[What you should do]: Write the data out again exactly, dropping any images it holds.

[Information provided]:
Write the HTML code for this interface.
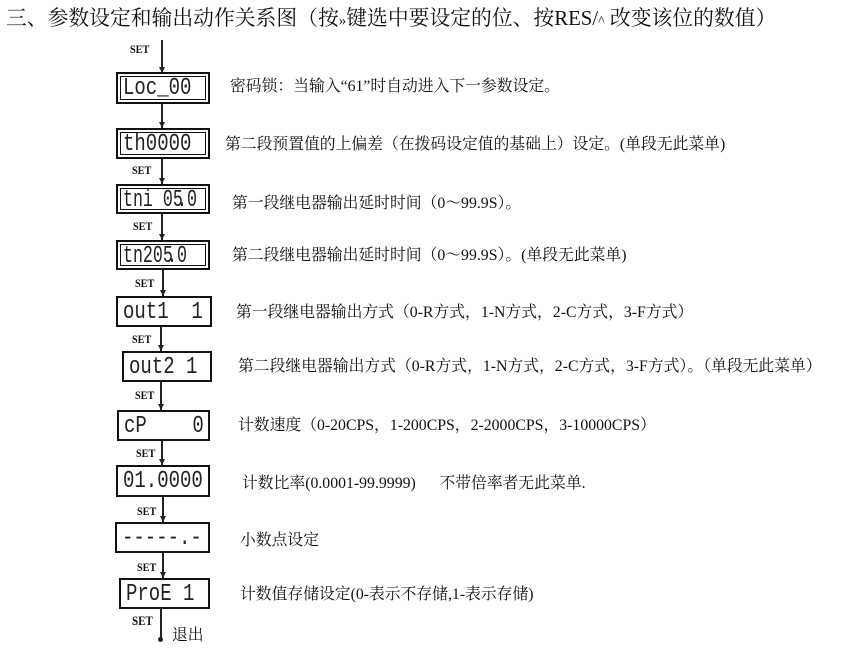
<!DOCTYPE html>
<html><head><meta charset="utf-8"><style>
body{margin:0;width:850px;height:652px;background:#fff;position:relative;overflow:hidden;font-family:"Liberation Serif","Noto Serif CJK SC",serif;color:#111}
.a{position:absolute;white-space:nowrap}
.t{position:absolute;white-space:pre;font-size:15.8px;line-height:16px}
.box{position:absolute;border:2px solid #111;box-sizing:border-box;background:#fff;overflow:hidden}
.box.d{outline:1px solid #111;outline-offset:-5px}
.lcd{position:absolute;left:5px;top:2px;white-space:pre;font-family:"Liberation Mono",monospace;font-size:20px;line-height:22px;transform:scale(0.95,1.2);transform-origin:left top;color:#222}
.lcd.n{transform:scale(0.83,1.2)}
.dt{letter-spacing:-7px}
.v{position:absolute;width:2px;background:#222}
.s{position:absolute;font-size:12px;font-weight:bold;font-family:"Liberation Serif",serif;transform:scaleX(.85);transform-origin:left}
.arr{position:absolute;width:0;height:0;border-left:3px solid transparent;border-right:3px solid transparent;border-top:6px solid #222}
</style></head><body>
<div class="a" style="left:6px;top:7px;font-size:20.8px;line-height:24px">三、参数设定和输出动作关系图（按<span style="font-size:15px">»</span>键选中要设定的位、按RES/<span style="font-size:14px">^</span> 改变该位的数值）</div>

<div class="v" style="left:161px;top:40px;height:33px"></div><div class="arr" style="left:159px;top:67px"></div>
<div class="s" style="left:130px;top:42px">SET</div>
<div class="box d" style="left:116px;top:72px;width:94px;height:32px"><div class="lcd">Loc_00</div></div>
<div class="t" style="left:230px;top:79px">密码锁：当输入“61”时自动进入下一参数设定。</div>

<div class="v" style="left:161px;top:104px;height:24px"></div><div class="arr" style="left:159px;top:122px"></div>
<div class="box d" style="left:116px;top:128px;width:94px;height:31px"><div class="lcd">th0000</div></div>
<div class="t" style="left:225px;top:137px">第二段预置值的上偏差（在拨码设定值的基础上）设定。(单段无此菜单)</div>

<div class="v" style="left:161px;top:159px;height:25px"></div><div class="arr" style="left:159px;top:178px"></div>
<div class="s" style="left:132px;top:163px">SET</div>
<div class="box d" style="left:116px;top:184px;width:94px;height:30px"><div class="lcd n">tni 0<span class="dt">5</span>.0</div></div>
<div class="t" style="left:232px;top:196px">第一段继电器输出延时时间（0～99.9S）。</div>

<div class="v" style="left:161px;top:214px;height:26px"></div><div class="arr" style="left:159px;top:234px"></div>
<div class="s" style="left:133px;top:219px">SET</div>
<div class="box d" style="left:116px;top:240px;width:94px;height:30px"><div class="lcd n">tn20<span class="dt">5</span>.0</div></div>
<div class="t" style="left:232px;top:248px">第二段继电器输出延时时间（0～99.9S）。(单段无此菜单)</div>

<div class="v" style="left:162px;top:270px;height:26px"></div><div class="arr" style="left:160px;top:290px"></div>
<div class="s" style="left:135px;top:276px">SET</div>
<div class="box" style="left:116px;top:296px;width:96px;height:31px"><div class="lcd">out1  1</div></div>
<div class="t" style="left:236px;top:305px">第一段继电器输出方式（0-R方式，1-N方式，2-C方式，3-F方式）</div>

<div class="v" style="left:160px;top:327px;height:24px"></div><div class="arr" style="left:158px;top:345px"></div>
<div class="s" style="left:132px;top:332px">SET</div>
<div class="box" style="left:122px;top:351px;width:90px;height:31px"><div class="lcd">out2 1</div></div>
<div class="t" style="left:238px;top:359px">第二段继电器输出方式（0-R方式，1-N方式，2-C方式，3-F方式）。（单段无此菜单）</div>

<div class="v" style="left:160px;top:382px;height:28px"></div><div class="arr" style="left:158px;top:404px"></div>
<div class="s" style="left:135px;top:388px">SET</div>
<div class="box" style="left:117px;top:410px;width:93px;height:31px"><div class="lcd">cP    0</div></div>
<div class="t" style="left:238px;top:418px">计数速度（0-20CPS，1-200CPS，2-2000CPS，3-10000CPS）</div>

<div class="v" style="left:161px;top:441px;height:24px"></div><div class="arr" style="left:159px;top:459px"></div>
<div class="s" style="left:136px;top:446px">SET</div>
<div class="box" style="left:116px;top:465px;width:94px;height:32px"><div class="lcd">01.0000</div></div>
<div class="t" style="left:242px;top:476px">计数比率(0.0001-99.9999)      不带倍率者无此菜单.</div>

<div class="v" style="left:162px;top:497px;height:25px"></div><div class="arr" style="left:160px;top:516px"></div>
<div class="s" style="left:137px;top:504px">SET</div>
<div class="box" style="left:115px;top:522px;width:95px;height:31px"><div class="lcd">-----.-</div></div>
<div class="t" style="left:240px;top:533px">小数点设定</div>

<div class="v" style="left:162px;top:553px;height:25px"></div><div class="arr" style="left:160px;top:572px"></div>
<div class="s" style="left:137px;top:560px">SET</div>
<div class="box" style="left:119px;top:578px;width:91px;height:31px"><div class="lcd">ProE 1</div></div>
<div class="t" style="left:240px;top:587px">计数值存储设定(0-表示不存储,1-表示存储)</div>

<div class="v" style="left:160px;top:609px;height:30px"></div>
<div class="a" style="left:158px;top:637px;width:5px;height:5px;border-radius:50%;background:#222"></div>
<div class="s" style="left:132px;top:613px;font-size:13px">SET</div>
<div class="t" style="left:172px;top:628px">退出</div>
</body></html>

[Answer to this exercise]:
Write the HTML code for this interface.
<!DOCTYPE html>
<html><head><meta charset="utf-8"><style>
body{margin:0;width:850px;height:652px;background:#fff;position:relative;overflow:hidden;font-family:"Liberation Serif","Noto Serif CJK SC",serif;color:#111}
.a{position:absolute;white-space:nowrap}
.t{position:absolute;white-space:pre;font-size:15.8px;line-height:16px}
.box{position:absolute;border:2px solid #111;box-sizing:border-box;background:#fff;overflow:hidden}
.box.d{outline:1px solid #111;outline-offset:-5px}
.lcd{position:absolute;left:5px;top:2px;white-space:pre;font-family:"Liberation Mono",monospace;font-size:20px;line-height:22px;transform:scale(0.95,1.2);transform-origin:left top;color:#222}
.lcd.n{transform:scale(0.83,1.2)}
.dt{letter-spacing:-7px}
.v{position:absolute;width:2px;background:#222}
.s{position:absolute;font-size:12px;font-weight:bold;font-family:"Liberation Serif",serif;transform:scaleX(.85);transform-origin:left}
.arr{position:absolute;width:0;height:0;border-left:3px solid transparent;border-right:3px solid transparent;border-top:6px solid #222}
</style></head><body>
<div class="a" style="left:6px;top:7px;font-size:20.8px;line-height:24px">三、参数设定和输出动作关系图（按<span style="font-size:15px">»</span>键选中要设定的位、按RES/<span style="font-size:14px">^</span> 改变该位的数值）</div>

<div class="v" style="left:161px;top:40px;height:33px"></div><div class="arr" style="left:159px;top:67px"></div>
<div class="s" style="left:130px;top:42px">SET</div>
<div class="box d" style="left:116px;top:72px;width:94px;height:32px"><div class="lcd">Loc_00</div></div>
<div class="t" style="left:230px;top:79px">密码锁：当输入“61”时自动进入下一参数设定。</div>

<div class="v" style="left:161px;top:104px;height:24px"></div><div class="arr" style="left:159px;top:122px"></div>
<div class="box d" style="left:116px;top:128px;width:94px;height:31px"><div class="lcd">th0000</div></div>
<div class="t" style="left:225px;top:137px">第二段预置值的上偏差（在拨码设定值的基础上）设定。(单段无此菜单)</div>

<div class="v" style="left:161px;top:159px;height:25px"></div><div class="arr" style="left:159px;top:178px"></div>
<div class="s" style="left:132px;top:163px">SET</div>
<div class="box d" style="left:116px;top:184px;width:94px;height:30px"><div class="lcd n">tni 0<span class="dt">5</span>.0</div></div>
<div class="t" style="left:232px;top:196px">第一段继电器输出延时时间（0～99.9S）。</div>

<div class="v" style="left:161px;top:214px;height:26px"></div><div class="arr" style="left:159px;top:234px"></div>
<div class="s" style="left:133px;top:219px">SET</div>
<div class="box d" style="left:116px;top:240px;width:94px;height:30px"><div class="lcd n">tn20<span class="dt">5</span>.0</div></div>
<div class="t" style="left:232px;top:248px">第二段继电器输出延时时间（0～99.9S）。(单段无此菜单)</div>

<div class="v" style="left:162px;top:270px;height:26px"></div><div class="arr" style="left:160px;top:290px"></div>
<div class="s" style="left:135px;top:276px">SET</div>
<div class="box" style="left:116px;top:296px;width:96px;height:31px"><div class="lcd">out1  1</div></div>
<div class="t" style="left:236px;top:305px">第一段继电器输出方式（0-R方式，1-N方式，2-C方式，3-F方式）</div>

<div class="v" style="left:160px;top:327px;height:24px"></div><div class="arr" style="left:158px;top:345px"></div>
<div class="s" style="left:132px;top:332px">SET</div>
<div class="box" style="left:122px;top:351px;width:90px;height:31px"><div class="lcd">out2 1</div></div>
<div class="t" style="left:238px;top:359px">第二段继电器输出方式（0-R方式，1-N方式，2-C方式，3-F方式）。（单段无此菜单）</div>

<div class="v" style="left:160px;top:382px;height:28px"></div><div class="arr" style="left:158px;top:404px"></div>
<div class="s" style="left:135px;top:388px">SET</div>
<div class="box" style="left:117px;top:410px;width:93px;height:31px"><div class="lcd">cP    0</div></div>
<div class="t" style="left:238px;top:418px">计数速度（0-20CPS，1-200CPS，2-2000CPS，3-10000CPS）</div>

<div class="v" style="left:161px;top:441px;height:24px"></div><div class="arr" style="left:159px;top:459px"></div>
<div class="s" style="left:136px;top:446px">SET</div>
<div class="box" style="left:116px;top:465px;width:94px;height:32px"><div class="lcd">01.0000</div></div>
<div class="t" style="left:242px;top:476px">计数比率(0.0001-99.9999)      不带倍率者无此菜单.</div>

<div class="v" style="left:162px;top:497px;height:25px"></div><div class="arr" style="left:160px;top:516px"></div>
<div class="s" style="left:137px;top:504px">SET</div>
<div class="box" style="left:115px;top:522px;width:95px;height:31px"><div class="lcd">-----.-</div></div>
<div class="t" style="left:240px;top:533px">小数点设定</div>

<div class="v" style="left:162px;top:553px;height:25px"></div><div class="arr" style="left:160px;top:572px"></div>
<div class="s" style="left:137px;top:560px">SET</div>
<div class="box" style="left:119px;top:578px;width:91px;height:31px"><div class="lcd">ProE 1</div></div>
<div class="t" style="left:240px;top:587px">计数值存储设定(0-表示不存储,1-表示存储)</div>

<div class="v" style="left:160px;top:609px;height:30px"></div>
<div class="a" style="left:158px;top:637px;width:5px;height:5px;border-radius:50%;background:#222"></div>
<div class="s" style="left:132px;top:613px;font-size:13px">SET</div>
<div class="t" style="left:172px;top:628px">退出</div>
</body></html>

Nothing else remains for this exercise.